Posner prossegue: “Também, e mais interessante para mim, (a crise) colocou em questão toda uma abordagem da economia – uma que é muito formal, fazendo suposições muito austeras sobre a racionalidade humana: as pessoas têm muita informação, muita capacidade de previsão. Elas olham para a frente. É muito difícil para o governo afetar o comportamento delas, porque o mercado compensará o que ele fizer. A economia mais informal de Keynes teve um grande ressurgimento porque as pessoas percebem que, embora seja um pouco solta e não cruze todos os “tes” nem coloque todos os pingos nos “is”, parece ter maior compreensão do que está acontecendo na economia”.
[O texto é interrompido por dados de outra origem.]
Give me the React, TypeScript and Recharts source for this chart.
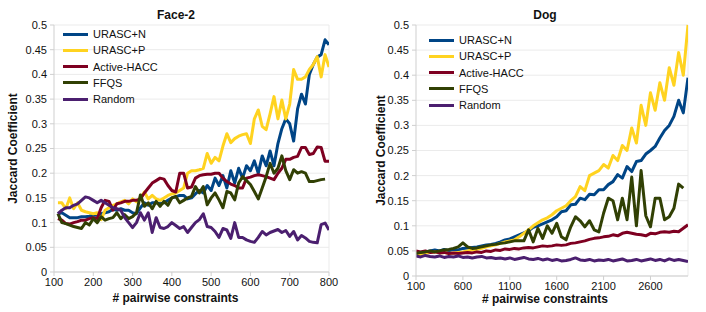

Friedman foi alvo de menções nada elogiosas nos protestos populares que tomaram as ruas de Santiago e outras cidades chilenas nos últimos anos e deixaram os Chicago Boys estupefatos. “Nós não vamos descansar, temos que denunciar esta economia neoliberal... A causa da desigualdade é o neoliberalismo... Sim, para o governo sou um número… Algo cheira mal... Menos Friedman e mais Keynes” eram os dizeres de alguns cartazes empunhados pelos manifestantes.
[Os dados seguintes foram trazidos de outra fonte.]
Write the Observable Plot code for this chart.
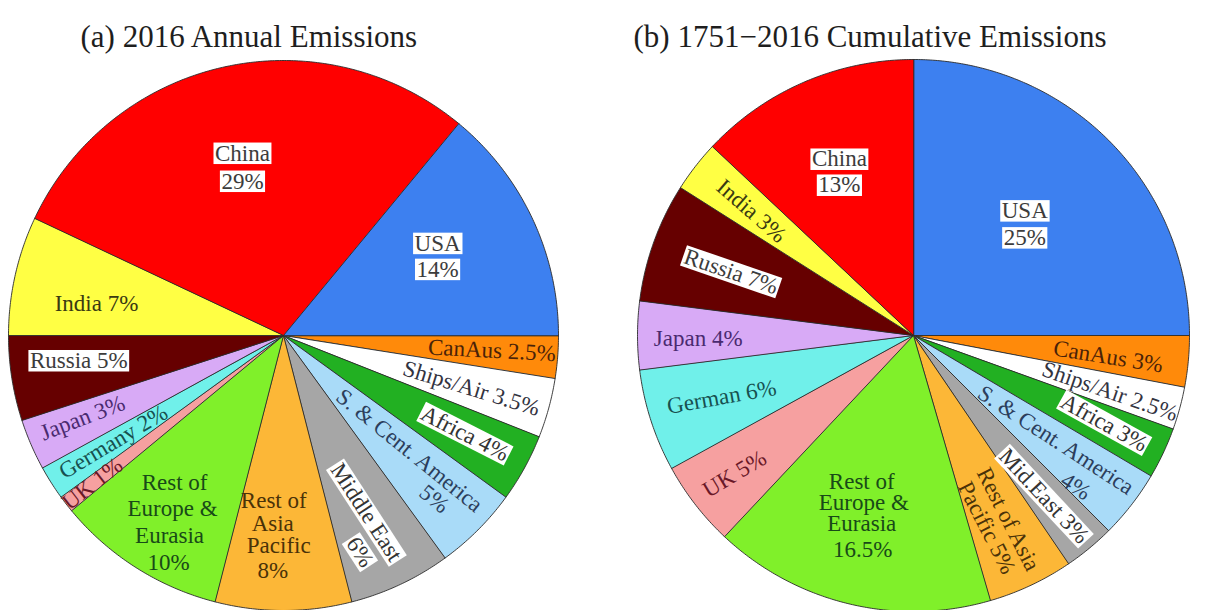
<!DOCTYPE html>
<html><head><meta charset="utf-8">
<script src="https://cdn.jsdelivr.net/npm/d3@7"></script>
<script src="https://cdn.jsdelivr.net/npm/@observablehq/plot@0.6"></script>
<style>
body{margin:0;background:#fff;overflow:hidden}
#row{display:flex;width:1207px;height:610px}
#row svg{display:block}
</style></head><body><div id="row"></div>
<script>
// ---------------- data ----------------
const annualTitle = "(a) 2016 Annual Emissions";
const annualRegions = ["CanAus","Ships/Air","Africa","S. & Cent. America","Middle East","Rest of Asia Pacific","Rest of Europe & Eurasia","UK","Germany","Japan","Russia","India","China","USA"];
const annualShares = [2.5,3.5,4,5,6,8,10,1,2,3,5,7,29,14];
const annualLabels = [["CanAus 2.5%"],["Ships/Air 3.5%"],["Africa 4%"],["S. & Cent. America","5%"],["Middle East","6%"],["Rest of","Asia","Pacific","8%"],["Rest of","Europe &","Eurasia","10%"],["UK 1%"],["Germany 2%"],["Japan 3%"],["Russia 5%"],["India 7%"],["China","29%"],["USA","14%"]];

const cumulativeTitle = "(b) 1751\u22122016 Cumulative Emissions";
const cumulativeRegions = ["USA","CanAus","Ships/Air","Africa","S. & Cent. America","Mid.East","Rest of Asia Pacific","Rest of Europe & Eurasia","UK","German","Japan","Russia","India","China"];
const cumulativeShares = [25,3,2.5,3,4,3,5,16.5,5,6,4,7,3,13];
const cumulativeLabels = [["USA","25%"],["CanAus 3%"],["Ships/Air 2.5%"],["Africa 3%"],["S. & Cent. America","4%"],["Mid.East 3%"],["Rest of Asia","Pacific 5%"],["Rest of","Europe &","Eurasia","16.5%"],["UK 5%"],["German 6%"],["Japan 4%"],["Russia 7%"],["India 3%"],["China","13%"]];

// ---------------- styles ----------------
const sliceColors = {"USA":"#3d80f0","CanAus":"#ff8a0a","Ships/Air":"#ffffff","Africa":"#22b022","S. & Cent. America":"#a9dbf8","Middle East":"#a6a6a6","Mid.East":"#a6a6a6","Rest of Asia Pacific":"#fcb737","Rest of Europe & Eurasia":"#80f02a","UK":"#f6a0a0","Germany":"#70f0ea","German":"#70f0ea","Japan":"#d8aaf6","Russia":"#660000","India":"#ffff44","China":"#ff0000"};
const labelColors = {"USA":"#3c3c3c","CanAus":"#4a2208","Ships/Air":"#33333f","Africa":"#333333","S. & Cent. America":"#2c3e5c","Middle East":"#333333","Mid.East":"#333333","Rest of Asia Pacific":"#4a3208","Rest of Europe & Eurasia":"#184a18","UK":"#6a1828","Germany":"#175050","German":"#175050","Japan":"#4a2a70","Russia":"#3c3c3c","India":"#3a3a12","China":"#3c3c3c"};

// label layout: radius fraction, angle tweak (deg), rotation (deg), per-line [along, perp] px offsets, white box
const annualLayout = [
  {r:0.76, da:-0.4, rot:3},
  {r:0.71, da:0.4, rot:17},
  {r:0.75, da:-0.4, rot:27, box:true},
  {r:0.62, da:-2.6, rot:39, off:[[0,0],[50,22]]},
  {r:0.71, da:0.1, rot:57, off:[[0,0],[30,27]], box:true},
  {r:0.73, da:2.5, rot:0, off:[[-1,-35],[-2,-12],[4,10],[-2,35]]},
  {r:0.79, da:-1.7, rot:0, off:[[2,-40],[0,-14],[-3,13],[-4,40]]},
  {r:0.88, da:0, rot:-38},
  {r:0.73, da:0.4, rot:-31},
  {r:0.79, da:1.1, rot:-21},
  {r:0.75, da:2, rot:0, box:true},
  {r:0.69, da:-2.9, rot:0},
  {r:0.63, da:-1.1, rot:0, off:[[0,-14],[0,14]], box:true},
  {r:0.63, da:-2, rot:0, off:[[0,-13],[0,13]], box:true}
];
const cumulativeLayout = [
  {r:0.57, da:0, rot:0, off:[[0,-13.5],[0,13.5]], box:true},
  {r:0.71, da:0.8, rot:9},
  {r:0.74, da:0.6, rot:19},
  {r:0.76, da:-0.6, rot:29, box:true},
  {r:0.64, da:-1.5, rot:33, off:[[0,0],[42,28]]},
  {r:0.75, da:0.5, rot:47, box:true},
  {r:0.75, da:1.1, rot:63, off:[[0,-11.5],[-2,11.5]]},
  {r:0.68, da:2.5, rot:0, off:[[0,-34],[2,-13],[0,8],[1,34]]},
  {r:0.82, da:0.1, rot:-31},
  {r:0.73, da:0.2, rot:-10},
  {r:0.78, da:-0.8, rot:0},
  {r:0.70, da:-0.5, rot:19, box:true},
  {r:0.74, da:-0.3, rot:41},
  {r:0.65, da:-1, rot:0, off:[[0,-13],[0,13]], box:true}
];

const FONT = "'Liberation Serif','Times New Roman',serif";
const H = 610;

function piePlot({title, regions, shares, labels, layout, startDeg, width, cx, cy, R, titleDx}) {
  const total = d3.sum(shares);
  let acc = 0;
  const slices = regions.map((name, i) => {
    const a0 = startDeg + acc / total * 360;
    acc += shares[i];
    const a1 = startDeg + acc / total * 360;
    return {name, a0, a1, mid: (a0 + a1) / 2};
  });
  const verts = [];
  for (const s of slices) {
    verts.push({name: s.name, x: 0, y: 0});
    const n = Math.max(2, Math.ceil((s.a1 - s.a0) / 0.5));
    for (let k = 0; k <= n; k++) {
      const a = (s.a0 + (s.a1 - s.a0) * k / n) * Math.PI / 180;
      verts.push({name: s.name, x: Math.sin(a), y: Math.cos(a)});
    }
  }
  const rows = [];
  slices.forEach((s, i) => {
    const L = layout[i];
    const a = (s.mid + (L.da || 0)) * Math.PI / 180;
    const ax = L.r * Math.sin(a), ay = L.r * Math.cos(a);
    const rr = (L.rot || 0) * Math.PI / 180;
    labels[i].forEach((line, j) => {
      const [al, pe] = (L.off && L.off[j]) || [0, 0];
      const sx = al * Math.cos(rr) - pe * Math.sin(rr);
      const sy = al * Math.sin(rr) + pe * Math.cos(rr);
      rows.push({name: s.name, text: line, x: ax + sx / R, y: ay - sy / R, rot: L.rot || 0, box: !!L.box});
    });
  });
  return Plot.plot({
    width, height: H, margin: 0,
    x: {domain: [-cx / R, (width - cx) / R], axis: null},
    y: {domain: [-(H - cy) / R, cy / R], axis: null},
    color: {type: "identity"},
    style: {fontFamily: FONT, background: "white", overflow: "visible"},
    marks: [
      Plot.line(verts, {x: "x", y: "y", z: "name", fill: d => sliceColors[d.name], stroke: "#2a2a2a", strokeWidth: 0.9, curve: "linear-closed", strokeLinejoin: "round"}),
      Plot.text(rows.filter(d => !d.box), {x: "x", y: "y", text: "text", rotate: "rot", fill: d => labelColors[d.name], fontSize: 23, fontFamily: FONT, textAnchor: "middle", lineAnchor: "middle"}),
      Plot.text(rows.filter(d => d.box), {x: "x", y: "y", text: "text", rotate: "rot", fill: d => labelColors[d.name], fontSize: 23, fontFamily: FONT, textAnchor: "middle", lineAnchor: "middle"}),
      Plot.text([title], {frameAnchor: "top-left", dx: titleDx, dy: 24, textAnchor: "start", fontSize: 31, fontFamily: FONT, fill: "#1e1e1e"})
    ]
  });
}

const row = document.getElementById("row");
const left = piePlot({title: annualTitle, regions: annualRegions, shares: annualShares, labels: annualLabels, layout: annualLayout, startDeg: 90, width: 604, cx: 283, cy: 335, R: 275, titleDx: 80});
const right = piePlot({title: cumulativeTitle, regions: cumulativeRegions, shares: cumulativeShares, labels: cumulativeLabels, layout: cumulativeLayout, startDeg: 0, width: 603, cx: 309, cy: 335, R: 276, titleDx: 29});
row.appendChild(left);
row.appendChild(right);

// white boxes behind the boxed labels (third mark layer of each plot)
for (const svg of [left, right]) {
  const layers = Array.from(svg.children).filter(el => el.tagName.toLowerCase() === "g");
  const boxedLayer = layers[2];
  if (!boxedLayer) continue;
  boxedLayer.querySelectorAll("text").forEach(t => {
    const b = t.getBBox();
    const rect = document.createElementNS("http://www.w3.org/2000/svg", "rect");
    rect.setAttribute("x", b.x - 1.5);
    rect.setAttribute("y", b.y + 2);
    rect.setAttribute("width", b.width + 3);
    rect.setAttribute("height", Math.max(0, b.height - 3.5));
    rect.setAttribute("fill", "#ffffff");
    const tr = t.getAttribute("transform");
    if (tr) rect.setAttribute("transform", tr);
    t.parentNode.insertBefore(rect, t);
  });
}
</script>
</body></html>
“As coisas estão bem, mas o povo não acha isso. É incrível, é incrível. É a melhor economia da América Latina e o povo não parece perceber isso”, disse um perplexo Arnold Harberger. “Não sou político, sou economista. Não sou psiquiatra e, francamente, não entendo os protestos. Fico frustrado por não poder explicá-los”, desabafou o ex-ministro de Pinochet Sergio De Castro.
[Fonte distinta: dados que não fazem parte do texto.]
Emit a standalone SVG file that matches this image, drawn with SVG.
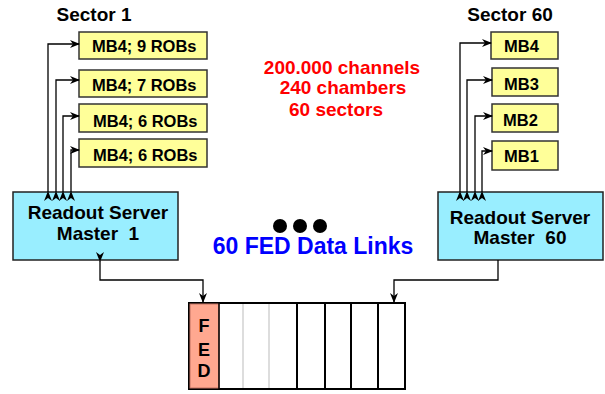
<svg xmlns="http://www.w3.org/2000/svg" width="605" height="394" viewBox="0 0 605 394">
<defs>
<marker id="ah" markerWidth="10" markerHeight="8" refX="9" refY="4" orient="auto" markerUnits="userSpaceOnUse">
<path d="M0,0 L10,4 L0,8 L3,4 Z" fill="#000"/>
</marker>
</defs>
<style>
text{font-family:"Liberation Sans",Arial,sans-serif;font-weight:bold}
.mb{fill:#ffff99;stroke:#333;stroke-width:1.5}
.mbt{font-size:16.5px;fill:#000}
.rs{fill:#99eeff;stroke:#222;stroke-width:1.5}
.rst{font-size:19px;fill:#000;text-anchor:middle}
.ln{fill:none;stroke:#000;stroke-width:1.3}
.hd{font-size:19px;fill:#000;text-anchor:middle}
.red{font-size:19px;fill:#ff0000;text-anchor:middle}
</style>
<rect width="605" height="394" fill="#fff"/>
<text class="hd" x="94" y="21">Sector 1</text>
<text class="hd" x="510" y="21">Sector 60</text>
<g id="stats">
<text class="red" x="342" y="74">200.000 channels</text>
<text class="red" x="343" y="94">240 chambers</text>
<text class="red" x="336" y="116">60 sectors</text>
</g>
<g id="dots">
<circle cx="280" cy="226" r="7" fill="#000"/>
<circle cx="300" cy="226" r="7" fill="#000"/>
<circle cx="320" cy="226" r="7" fill="#000"/>
<text x="313" y="254" font-size="23" fill="#0000ff" text-anchor="middle">60 FED Data Links</text>
</g>
<g id="s1mb1"><rect class="mb" x="79" y="32" width="128" height="27"/><text class="mbt" x="92" y="52">MB4; 9 ROBs</text></g>
<g id="s1mb2"><rect class="mb" x="79" y="70" width="128" height="27"/><text class="mbt" x="92" y="91">MB4; 7 ROBs</text></g>
<g id="s1mb3"><rect class="mb" x="79" y="104" width="128" height="28"/><text class="mbt" x="93" y="127">MB4; 6 ROBs</text></g>
<g id="s1mb4"><rect class="mb" x="79" y="139" width="128" height="28"/><text class="mbt" x="93" y="161">MB4; 6 ROBs</text></g>
<g id="s60mb4"><rect class="mb" x="491" y="32" width="67" height="27"/><text class="mbt" x="504" y="52">MB4</text></g>
<g id="s60mb3"><rect class="mb" x="492" y="68" width="66" height="28"/><text class="mbt" x="504" y="90">MB3</text></g>
<g id="s60mb2"><rect class="mb" x="492" y="104" width="66" height="28"/><text class="mbt" x="503" y="126">MB2</text></g>
<g id="s60mb1"><rect class="mb" x="492" y="141" width="66" height="29"/><text class="mbt" x="504" y="162">MB1</text></g>
<g id="rsm1"><rect class="rs" x="13" y="192" width="165" height="68"/><text class="rst" x="98" y="219">Readout Server</text><text class="rst" x="98" y="240" xml:space="preserve">Master  1</text></g>
<g id="rsm60"><rect class="rs" x="438" y="192" width="165" height="68"/><text class="rst" x="520" y="224">Readout Server</text><text class="rst" x="520" y="244" xml:space="preserve">Master  60</text></g>
<g id="fed">
<rect x="189" y="303" width="216" height="86" fill="#fff" stroke="#000" stroke-width="2"/>
<rect x="190" y="304" width="29" height="84" fill="#ffa890" stroke="#c07060" stroke-width="1"/>
<line x1="243" y1="304" x2="243" y2="388" stroke="#bbb" stroke-width="1"/>
<line x1="269" y1="304" x2="269" y2="388" stroke="#bbb" stroke-width="1"/>
<line x1="297" y1="303" x2="297" y2="389" stroke="#000" stroke-width="2"/>
<line x1="325" y1="303" x2="325" y2="389" stroke="#000" stroke-width="2"/>
<line x1="351" y1="303" x2="351" y2="389" stroke="#000" stroke-width="2"/>
<line x1="378" y1="303" x2="378" y2="389" stroke="#000" stroke-width="2"/>
<line x1="219" y1="303" x2="219" y2="389" stroke="#000" stroke-width="1.5"/>
<text x="204" y="332" font-size="18" text-anchor="middle" fill="#000">F</text>
<text x="204" y="356" font-size="18" text-anchor="middle" fill="#000">E</text>
<text x="204" y="377" font-size="18" text-anchor="middle" fill="#000">D</text>
</g>
<g id="connectors">
<path class="ln" d="M48,192 V44 H79" marker-start="url(#ah)" marker-end="url(#ah)"/>
<path class="ln" d="M56,192 V80 H79" marker-start="url(#ah)" marker-end="url(#ah)"/>
<path class="ln" d="M63,192 V116 H79" marker-start="url(#ah)" marker-end="url(#ah)"/>
<path class="ln" d="M71,192 V150 H79" marker-start="url(#ah)" marker-end="url(#ah)"/>
<path class="ln" d="M460,192 V43 H491" marker-start="url(#ah)" marker-end="url(#ah)"/>
<path class="ln" d="M467,192 V80 H492" marker-start="url(#ah)" marker-end="url(#ah)"/>
<path class="ln" d="M475,192 V116 H492" marker-start="url(#ah)" marker-end="url(#ah)"/>
<path class="ln" d="M482,192 V151 H492" marker-start="url(#ah)" marker-end="url(#ah)"/>
<path class="ln" d="M100,261 V280 H203 V302" marker-start="url(#ah)" marker-end="url(#ah)"/>
<path class="ln" d="M498,260 V280 H394 V302" marker-end="url(#ah)"/>
</g>
</svg>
“Todos os dias nos dizem que estamos às portas do desenvolvimento. Com 20 mil dólares per capita, estamos às portas do desenvolvimento. E, se você diz isso ao povo, 70% respondem: ‘Maldito, eu não sou desenvolvido. A minha casa não é desenvolvida, o meu trabalho não é desenvolvido, a educação das minhas crianças não é desenvolvida. Então há algo aqui que está se acumulando’”, resume Ffrench-Davies.